PAROLA D’ORDINE NEUTRALITÀ
Un segno distintivo di “Stavolta voto” è la sua neutralità e trasversalità anche rispetto a chi, da qui alle elezioni, dovesse “tifare” per l’astensionismo. «La nostra campagna è istituzionale – ribadisce Raffaella De Marte – e vuol essere un incoraggiamento all'atto democratico, a prendere in mano il proprio destino e scegliere l'Europa che vogliamo. Ovviamente i cammini possibili sono diversi: o un’Europa che sia più integrata, più efficiente votata a mettere più cose in comune; o un’altra via, indicata dai partiti più sovranisti, che punta a rimpatriare le competenze. Questa diversa visione del futuro dell'Europa c'è ed è giusto che ogni cittadino prenda la propria responsabilità e decida: questa scelta non influenzerà solo il nostro futuro ma anche, almeno, quello dei nostri figli».

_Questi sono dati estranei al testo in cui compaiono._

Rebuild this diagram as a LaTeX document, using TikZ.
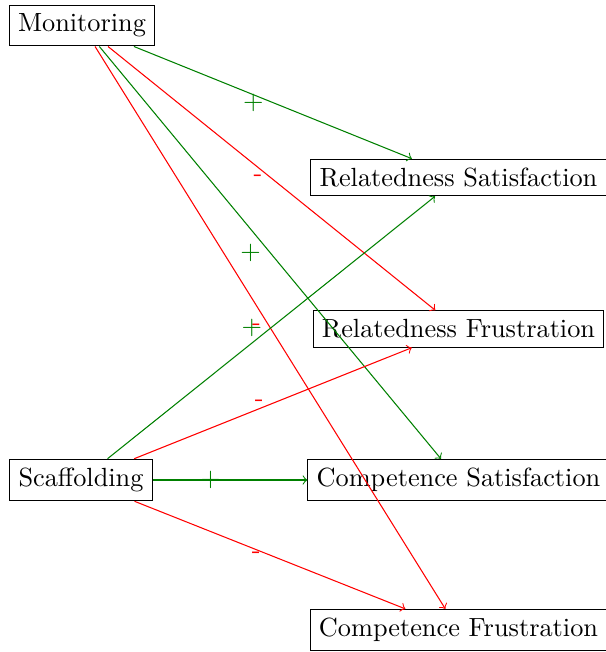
\documentclass[tikz,border=0pt]{standalone}
\begin{document}
\begin{tikzpicture}[x=0.3802pt, y=-0.3802pt,
  var/.style={draw, rectangle, inner sep=3.33pt},
  posedge/.style={->, draw=green!50!black},
  negedge/.style={->, draw=red},
  plus/.style={left, text=green!50!black, inner sep=3.33pt},
  minus/.style={left, text=red, inner sep=3.33pt}]
  \useasboundingbox (0,0) rectangle (606,652);
  % predictors
  \node[var] (mon) at (82,25.5) {Monitoring};
  \node[var] (scaf) at (81,480) {Scaffolding};
  % outcomes, in one column
  \node[var] (rs) at (458.5,177.5) {Relatedness Satisfaction};
  \node[var] (rf) at (458.5,329) {Relatedness Frustration};
  \node[var] (cs) at (458.5,480) {Competence Satisfaction};
  \node[var] (cf) at (458.5,630) {Competence Frustration};
  % paths from Monitoring
  \draw[posedge] (mon) -- node[plus] {+} (rs);
  \draw[negedge] (mon) -- node[minus] {-} (rf);
  \draw[posedge] (mon) -- node[plus] {+} (cs);
  \draw[negedge] (mon) -- node[minus] {-} (cf);
  % paths from Scaffolding
  \draw[posedge] (scaf) -- node[plus] {+} (rs);
  \draw[negedge] (scaf) -- node[minus] {-} (rf);
  \draw[posedge] (scaf) -- node[plus] {+} (cs);
  \draw[negedge] (scaf) -- node[minus] {-} (cf);
\end{tikzpicture}
\end{document}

Non a caso si è portati a considerare le Europee 2019 come le elezioni più importanti della storia del voto continentale. Un peso attribuito dalle forze centrifughe che allontanano Paesi e cittadini dall’idea stessa di Unione; sentimento alla cui diffusione ha contribuito anche la Brexit. «Dopo quel voto – sostiene De Marte - si è capito che l'Unione europea non è un progetto così irreversibile, non è una cosa che sta lì e ci starà per sempre. Quindi, c'è questa presa di coscienza che se l'Ue deve essere mantenuta e protetta, probabilmente il voto è un modo di rinforzare la sua legittimità democratica. Ed è la prima volta che ci troviamo di fronte a una situazione simile, ovvero che un paese membro è uscito. Abbiamo uno scenario internazionale molto meno stabile di prima, nel senso che l'Unione si ritrova, da un lato la Russia, dall'altro gli Stati Uniti che non sono più l'alleato e il partner di prima. Quindi per l'Europa questo è il momento della verità». 

LA VECCHIA ALLEANZA 
In base ai sondaggi, le due grandi famiglie del Parlamento europeo, Socialisti e Popolari, al momento non raggiungerebbero il 50 per cento dei seggi. Tra i quali, mancheranno i 73 del Regno Unito che, come quelli italiani, sono stati distribuiti in base alla proporzione del Paese. «Perderemo i 73 deputati – aggiunge De Marte - sempre che la Brexit finisca come pensavamo. È tutto molto aperto ma se il Regno Unito uscisse dalla Ue alla data di scadenza dell'articolo 50, quindi il 29 marzo, con 73 parlamentari inglesi in meno, 46 seggi andrebbero persi. L'altra parte, però, rimane in una riserva che sarà riallocata ai paesi che nel frattempo hanno modificato la loro demografia. A cominciare dalla Spagna che guadagnerà cinque, mentre l’Italia ne avrà altri tre».